- _PROBLEM TO SOLVE_:
Repeat every record below exactly, leaving out the pictures.

====

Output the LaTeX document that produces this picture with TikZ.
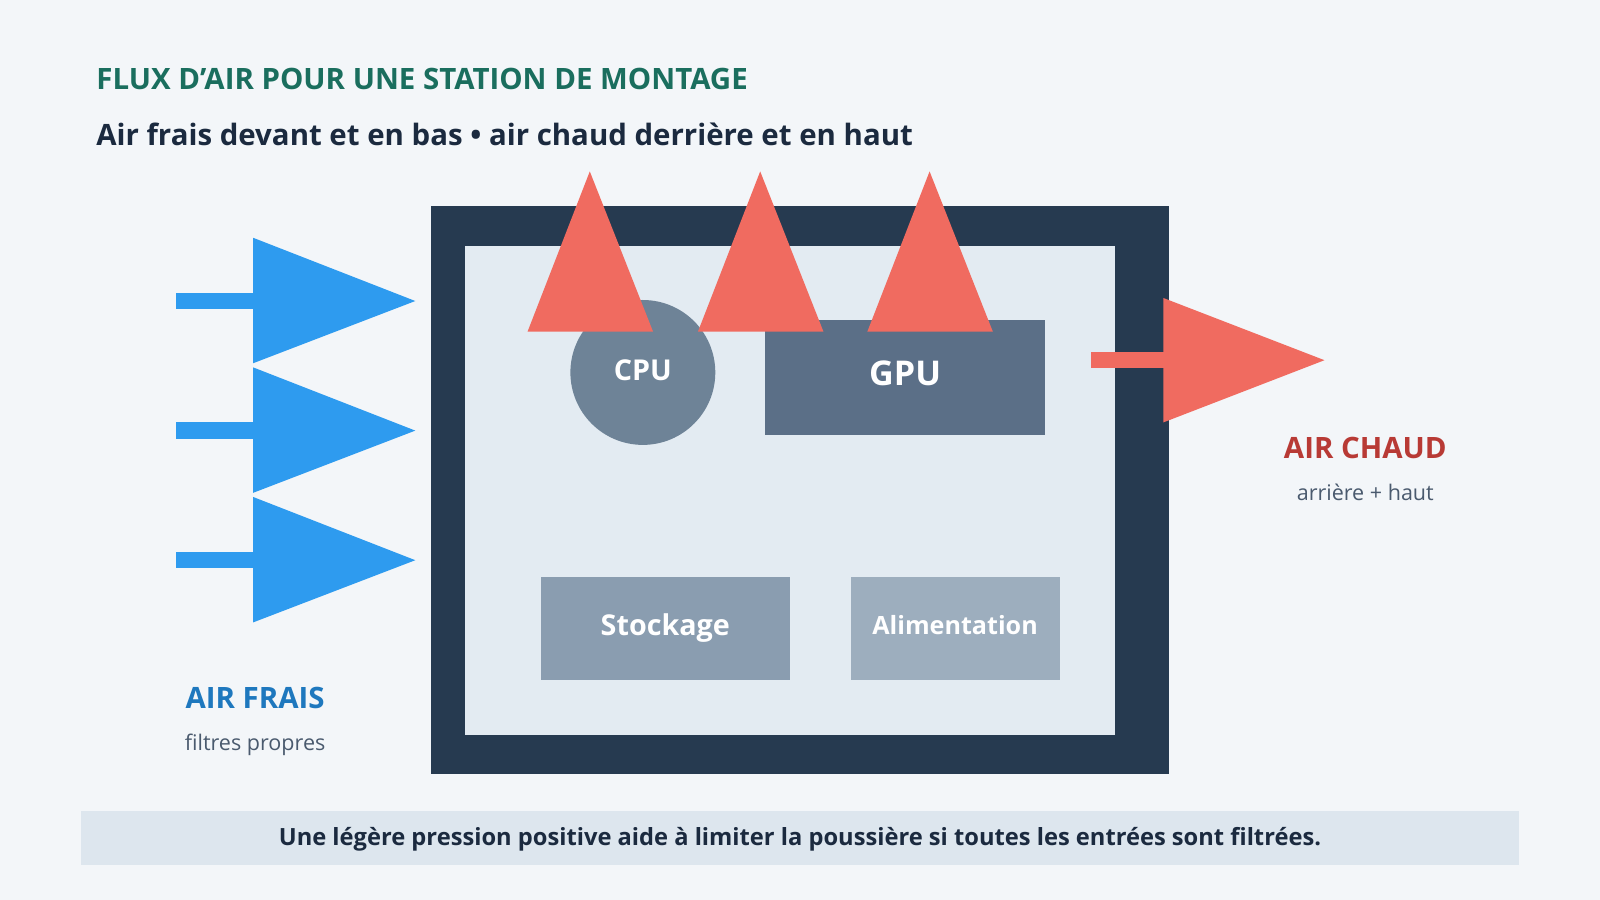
\documentclass[tikz,border=0pt]{standalone}
\usepackage{fontspec}
\setmainfont{Open Sans}
\usetikzlibrary{positioning}
\definecolor{bgc}{HTML}{F3F6F9}
\definecolor{teal}{HTML}{1A6E5E}
\definecolor{ink}{HTML}{1B2A3F}
\definecolor{casec}{HTML}{263A50}
\definecolor{insidec}{HTML}{E3EBF2}
\definecolor{cpuc}{HTML}{6E8397}
\definecolor{gpuc}{HTML}{5B6F87}
\definecolor{stoc}{HTML}{8A9DB0}
\definecolor{alic}{HTML}{9DAEBE}
\definecolor{cold}{HTML}{2E9BEF}
\definecolor{hot}{HTML}{F06B60}
\definecolor{hotlbl}{HTML}{B83A35}
\definecolor{coldlbl}{HTML}{1E78BE}
\definecolor{grayt}{HTML}{4A5A6E}
\definecolor{band}{HTML}{DDE6EE}
\tikzset{
  part/.style={draw=none,text=white,font=\bfseries\fontsize{8}{9}\selectfont},
  side/.style={font=\fontsize{6}{7}\selectfont,text=grayt}
}
\begin{document}
\begin{tikzpicture}[x=0.01cm,y=-0.01cm,line join=round]
  \fill[bgc] (0,0) rectangle (1568,882);
  \useasboundingbox (0,0) rectangle (1568,882);
  % titles
  \node[anchor=west,text=teal,font=\bfseries\fontsize{8.2}{10}\selectfont] (title) at (82,77) {FLUX D’AIR POUR UNE STATION DE MONTAGE};
  \node[anchor=west,text=ink,font=\bfseries\fontsize{8.2}{10}\selectfont] (sub) at (82,132) {Air frais devant et en bas • air chaud derrière et en haut};
  % case
  \fill[casec] (422,202) rectangle (1146,759);
  \fill[insidec] (456,241) rectangle (1093,720);
  \fill[cpuc] (630,365) circle (71);
  \node[part] (cpu) at (630,363) {CPU};
  \fill[gpuc] (750,314) rectangle (1024,426);
  \node[part,font=\bfseries\fontsize{9.5}{11}\selectfont] (gpu) at (887,366) {GPU};
  \fill[stoc] (530,565) rectangle (774,666);
  \node[part] (sto) at (652,615) {Stockage};
  \fill[alic] (834,565) rectangle (1039,666);
  \node[part,font=\bfseries\fontsize{7}{8}\selectfont] (ali) at (936,613) {Alimentation};
  % fresh air
  \foreach \y in {295,422,549}{
    \fill[cold] (172,\y-8) rectangle (250,\y+8);
    \fill[cold] (248,\y-62) -- (407,\y) -- (248,\y+61) -- cycle;
  }
  % hot air
  \foreach \x in {578,745,911}
    \fill[hot] (\x-61,325) -- (\x,168) -- (\x+62,325) -- cycle;
  \fill[hot] (1069,345) rectangle (1142,361);
  \fill[hot] (1140,292) -- (1298,353) -- (1140,414) -- cycle;
  % labels
  \node[text=hotlbl,font=\bfseries\fontsize{8.2}{10}\selectfont] (hot) at (1338,439) {AIR CHAUD};
  \node[side,below=0pt of hot] (hotsub) {arrière + haut};
  \node[text=coldlbl,font=\bfseries\fontsize{8.2}{10}\selectfont] (cold) at (250,684) {AIR FRAIS};
  \node[side,below=0pt of cold] (coldsub) {filtres propres};
  % footer
  \fill[band] (79,795) rectangle (1489,848);
  \node[text=ink,font=\bfseries\fontsize{6.6}{8}\selectfont] (note) at (784,822) {Une légère pression positive aide à limiter la poussière si toutes les entrées sont filtrées.};
\end{tikzpicture}
\end{document}
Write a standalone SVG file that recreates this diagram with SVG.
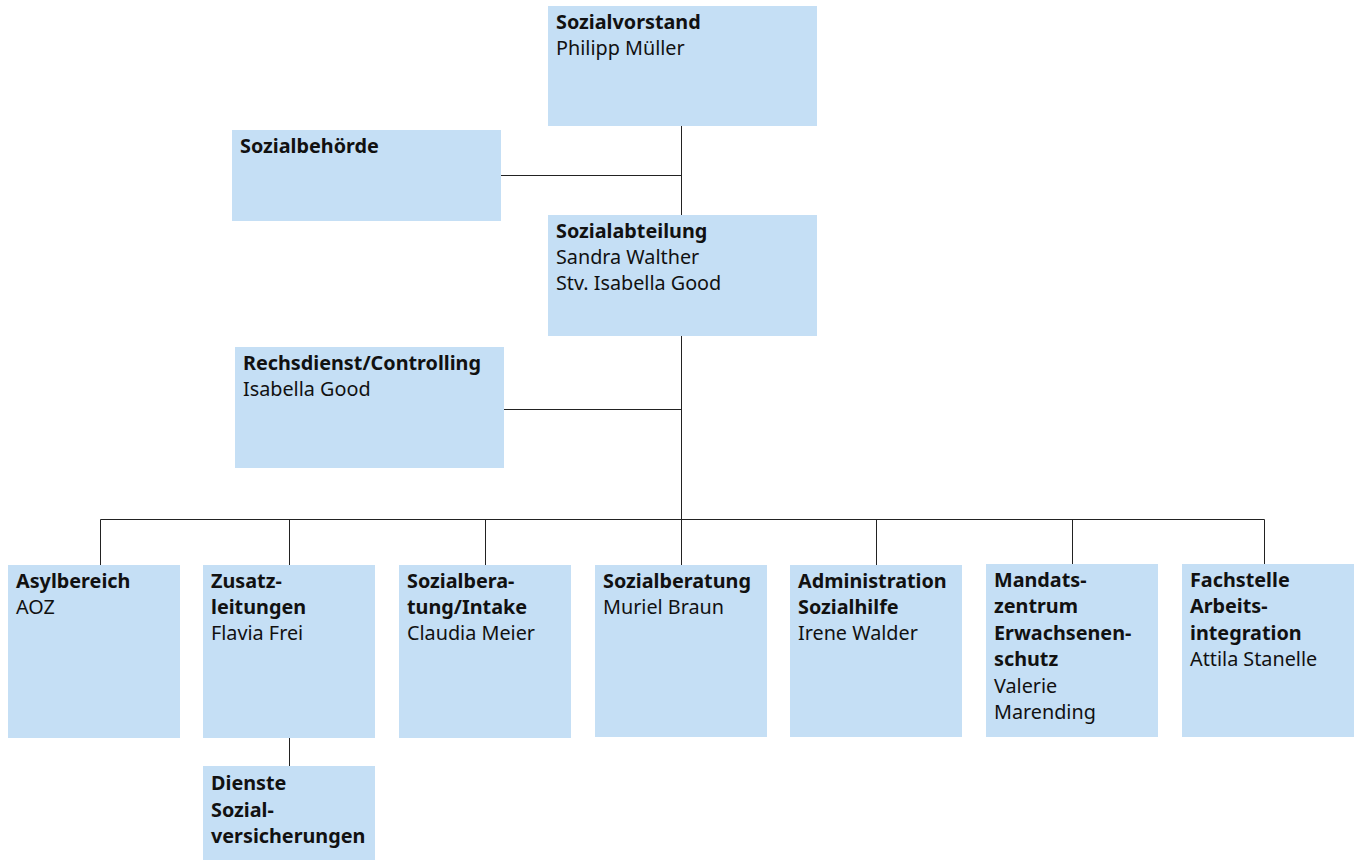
<svg xmlns="http://www.w3.org/2000/svg" width="1356" height="860" viewBox="0 0 1356 860">
<style>
.box{fill:#c5dff5}
.t{font-family:"Noto Sans","Open Sans",sans-serif;font-size:19.8px;fill:#111}
.b{font-weight:bold}
.c{stroke:#222;stroke-width:1;fill:none}
</style>
<rect width="1356" height="860" fill="#fff"/>
<g id="connectors">
<path class="c" d="M681.5 126V565M501 175.5H681.5M504 409.5H681.5M100.5 519.5H1264.5M100.5 519.5V565M289.5 519.5V565M485.5 519.5V565M876.5 519.5V565M1072.5 519.5V564M1264.5 519.5V564M289.5 738V766"/>
</g>
<g id="sozialvorstand"><rect class="box" x="548" y="6" width="269" height="120"/>
<text class="t" x="556" y="29"><tspan class="b">Sozialvorstand</tspan><tspan x="556" dy="26">Philipp Müller</tspan></text></g>
<g id="sozialbehoerde"><rect class="box" x="232" y="130" width="269" height="91"/>
<text class="t b" x="240" y="153">Sozialbehörde</text></g>
<g id="sozialabteilung"><rect class="box" x="548" y="215" width="269" height="121"/>
<text class="t" x="556" y="238"><tspan class="b">Sozialabteilung</tspan><tspan x="556" dy="26">Sandra Walther</tspan><tspan x="556" dy="26">Stv. Isabella Good</tspan></text></g>
<g id="rechtsdienst"><rect class="box" x="235" y="347" width="269" height="121"/>
<text class="t" x="243" y="370"><tspan class="b">Rechsdienst/Controlling</tspan><tspan x="243" dy="26">Isabella Good</tspan></text></g>
<g id="asylbereich"><rect class="box" x="8" y="565" width="172" height="173"/>
<text class="t" x="16" y="588"><tspan class="b">Asylbereich</tspan><tspan x="16" dy="26">AOZ</tspan></text></g>
<g id="zusatzleitungen"><rect class="box" x="203" y="565" width="172" height="173"/>
<text class="t" x="211" y="588"><tspan class="b">Zusatz-</tspan><tspan class="b" x="211" dy="26">leitungen</tspan><tspan x="211" dy="26">Flavia Frei</tspan></text></g>
<g id="dienste"><rect class="box" x="203" y="766" width="172" height="94"/>
<text class="t b" x="211" y="790"><tspan>Dienste</tspan><tspan x="211" dy="26.5">Sozial-</tspan><tspan x="211" dy="26.5">versicherungen</tspan></text></g>
<g id="intake"><rect class="box" x="399" y="565" width="172" height="173"/>
<text class="t" x="407" y="588"><tspan class="b">Sozialbera-</tspan><tspan class="b" x="407" dy="26">tung/Intake</tspan><tspan x="407" dy="26">Claudia Meier</tspan></text></g>
<g id="sozialberatung"><rect class="box" x="595" y="565" width="172" height="172"/>
<text class="t" x="603" y="588"><tspan class="b">Sozialberatung</tspan><tspan x="603" dy="26">Muriel Braun</tspan></text></g>
<g id="administration"><rect class="box" x="790" y="565" width="172" height="172"/>
<text class="t" x="798" y="588"><tspan class="b">Administration</tspan><tspan class="b" x="798" dy="26">Sozialhilfe</tspan><tspan x="798" dy="26">Irene Walder</tspan></text></g>
<g id="mandatszentrum"><rect class="box" x="986" y="564" width="172" height="173"/>
<text class="t" x="994" y="587"><tspan class="b">Mandats-</tspan><tspan class="b" x="994" dy="26.4">zentrum</tspan><tspan class="b" x="994" dy="26.4">Erwachsenen-</tspan><tspan class="b" x="994" dy="26.4">schutz</tspan><tspan x="994" dy="26.4">Valerie</tspan><tspan x="994" dy="26.4">Marending</tspan></text></g>
<g id="fachstelle"><rect class="box" x="1182" y="564" width="172" height="173"/>
<text class="t" x="1190" y="587"><tspan class="b">Fachstelle</tspan><tspan class="b" x="1190" dy="26.4">Arbeits-</tspan><tspan class="b" x="1190" dy="26.4">integration</tspan><tspan x="1190" dy="26.4">Attila Stanelle</tspan></text></g>
</svg>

====

- _COMPLETED TASK_:
Output the LaTeX document that produces this picture with TikZ.
\documentclass[tikz,border=0pt]{standalone}
\usepackage{fontspec}
\setmainfont{Open Sans}
\usetikzlibrary{positioning}
\definecolor{bgc}{HTML}{F3F6F9}
\definecolor{teal}{HTML}{1A6E5E}
\definecolor{ink}{HTML}{1B2A3F}
\definecolor{casec}{HTML}{263A50}
\definecolor{insidec}{HTML}{E3EBF2}
\definecolor{cpuc}{HTML}{6E8397}
\definecolor{gpuc}{HTML}{5B6F87}
\definecolor{stoc}{HTML}{8A9DB0}
\definecolor{alic}{HTML}{9DAEBE}
\definecolor{cold}{HTML}{2E9BEF}
\definecolor{hot}{HTML}{F06B60}
\definecolor{hotlbl}{HTML}{B83A35}
\definecolor{coldlbl}{HTML}{1E78BE}
\definecolor{grayt}{HTML}{4A5A6E}
\definecolor{band}{HTML}{DDE6EE}
\tikzset{
  part/.style={draw=none,text=white,font=\bfseries\fontsize{8}{9}\selectfont},
  side/.style={font=\fontsize{6}{7}\selectfont,text=grayt}
}
\begin{document}
\begin{tikzpicture}[x=0.01cm,y=-0.01cm,line join=round]
  \fill[bgc] (0,0) rectangle (1568,882);
  \useasboundingbox (0,0) rectangle (1568,882);
  % titles
  \node[anchor=west,text=teal,font=\bfseries\fontsize{8.2}{10}\selectfont] (title) at (82,77) {FLUX D’AIR POUR UNE STATION DE MONTAGE};
  \node[anchor=west,text=ink,font=\bfseries\fontsize{8.2}{10}\selectfont] (sub) at (82,132) {Air frais devant et en bas • air chaud derrière et en haut};
  % case
  \fill[casec] (422,202) rectangle (1146,759);
  \fill[insidec] (456,241) rectangle (1093,720);
  \fill[cpuc] (630,365) circle (71);
  \node[part] (cpu) at (630,363) {CPU};
  \fill[gpuc] (750,314) rectangle (1024,426);
  \node[part,font=\bfseries\fontsize{9.5}{11}\selectfont] (gpu) at (887,366) {GPU};
  \fill[stoc] (530,565) rectangle (774,666);
  \node[part] (sto) at (652,615) {Stockage};
  \fill[alic] (834,565) rectangle (1039,666);
  \node[part,font=\bfseries\fontsize{7}{8}\selectfont] (ali) at (936,613) {Alimentation};
  % fresh air
  \foreach \y in {295,422,549}{
    \fill[cold] (172,\y-8) rectangle (250,\y+8);
    \fill[cold] (248,\y-62) -- (407,\y) -- (248,\y+61) -- cycle;
  }
  % hot air
  \foreach \x in {578,745,911}
    \fill[hot] (\x-61,325) -- (\x,168) -- (\x+62,325) -- cycle;
  \fill[hot] (1069,345) rectangle (1142,361);
  \fill[hot] (1140,292) -- (1298,353) -- (1140,414) -- cycle;
  % labels
  \node[text=hotlbl,font=\bfseries\fontsize{8.2}{10}\selectfont] (hot) at (1338,439) {AIR CHAUD};
  \node[side,below=0pt of hot] (hotsub) {arrière + haut};
  \node[text=coldlbl,font=\bfseries\fontsize{8.2}{10}\selectfont] (cold) at (250,684) {AIR FRAIS};
  \node[side,below=0pt of cold] (coldsub) {filtres propres};
  % footer
  \fill[band] (79,795) rectangle (1489,848);
  \node[text=ink,font=\bfseries\fontsize{6.6}{8}\selectfont] (note) at (784,822) {Une légère pression positive aide à limiter la poussière si toutes les entrées sont filtrées.};
\end{tikzpicture}
\end{document}
Write a standalone SVG file that recreates this diagram with SVG.
<svg xmlns="http://www.w3.org/2000/svg" width="1356" height="860" viewBox="0 0 1356 860">
<style>
.box{fill:#c5dff5}
.t{font-family:"Noto Sans","Open Sans",sans-serif;font-size:19.8px;fill:#111}
.b{font-weight:bold}
.c{stroke:#222;stroke-width:1;fill:none}
</style>
<rect width="1356" height="860" fill="#fff"/>
<g id="connectors">
<path class="c" d="M681.5 126V565M501 175.5H681.5M504 409.5H681.5M100.5 519.5H1264.5M100.5 519.5V565M289.5 519.5V565M485.5 519.5V565M876.5 519.5V565M1072.5 519.5V564M1264.5 519.5V564M289.5 738V766"/>
</g>
<g id="sozialvorstand"><rect class="box" x="548" y="6" width="269" height="120"/>
<text class="t" x="556" y="29"><tspan class="b">Sozialvorstand</tspan><tspan x="556" dy="26">Philipp Müller</tspan></text></g>
<g id="sozialbehoerde"><rect class="box" x="232" y="130" width="269" height="91"/>
<text class="t b" x="240" y="153">Sozialbehörde</text></g>
<g id="sozialabteilung"><rect class="box" x="548" y="215" width="269" height="121"/>
<text class="t" x="556" y="238"><tspan class="b">Sozialabteilung</tspan><tspan x="556" dy="26">Sandra Walther</tspan><tspan x="556" dy="26">Stv. Isabella Good</tspan></text></g>
<g id="rechtsdienst"><rect class="box" x="235" y="347" width="269" height="121"/>
<text class="t" x="243" y="370"><tspan class="b">Rechsdienst/Controlling</tspan><tspan x="243" dy="26">Isabella Good</tspan></text></g>
<g id="asylbereich"><rect class="box" x="8" y="565" width="172" height="173"/>
<text class="t" x="16" y="588"><tspan class="b">Asylbereich</tspan><tspan x="16" dy="26">AOZ</tspan></text></g>
<g id="zusatzleitungen"><rect class="box" x="203" y="565" width="172" height="173"/>
<text class="t" x="211" y="588"><tspan class="b">Zusatz-</tspan><tspan class="b" x="211" dy="26">leitungen</tspan><tspan x="211" dy="26">Flavia Frei</tspan></text></g>
<g id="dienste"><rect class="box" x="203" y="766" width="172" height="94"/>
<text class="t b" x="211" y="790"><tspan>Dienste</tspan><tspan x="211" dy="26.5">Sozial-</tspan><tspan x="211" dy="26.5">versicherungen</tspan></text></g>
<g id="intake"><rect class="box" x="399" y="565" width="172" height="173"/>
<text class="t" x="407" y="588"><tspan class="b">Sozialbera-</tspan><tspan class="b" x="407" dy="26">tung/Intake</tspan><tspan x="407" dy="26">Claudia Meier</tspan></text></g>
<g id="sozialberatung"><rect class="box" x="595" y="565" width="172" height="172"/>
<text class="t" x="603" y="588"><tspan class="b">Sozialberatung</tspan><tspan x="603" dy="26">Muriel Braun</tspan></text></g>
<g id="administration"><rect class="box" x="790" y="565" width="172" height="172"/>
<text class="t" x="798" y="588"><tspan class="b">Administration</tspan><tspan class="b" x="798" dy="26">Sozialhilfe</tspan><tspan x="798" dy="26">Irene Walder</tspan></text></g>
<g id="mandatszentrum"><rect class="box" x="986" y="564" width="172" height="173"/>
<text class="t" x="994" y="587"><tspan class="b">Mandats-</tspan><tspan class="b" x="994" dy="26.4">zentrum</tspan><tspan class="b" x="994" dy="26.4">Erwachsenen-</tspan><tspan class="b" x="994" dy="26.4">schutz</tspan><tspan x="994" dy="26.4">Valerie</tspan><tspan x="994" dy="26.4">Marending</tspan></text></g>
<g id="fachstelle"><rect class="box" x="1182" y="564" width="172" height="173"/>
<text class="t" x="1190" y="587"><tspan class="b">Fachstelle</tspan><tspan class="b" x="1190" dy="26.4">Arbeits-</tspan><tspan class="b" x="1190" dy="26.4">integration</tspan><tspan x="1190" dy="26.4">Attila Stanelle</tspan></text></g>
</svg>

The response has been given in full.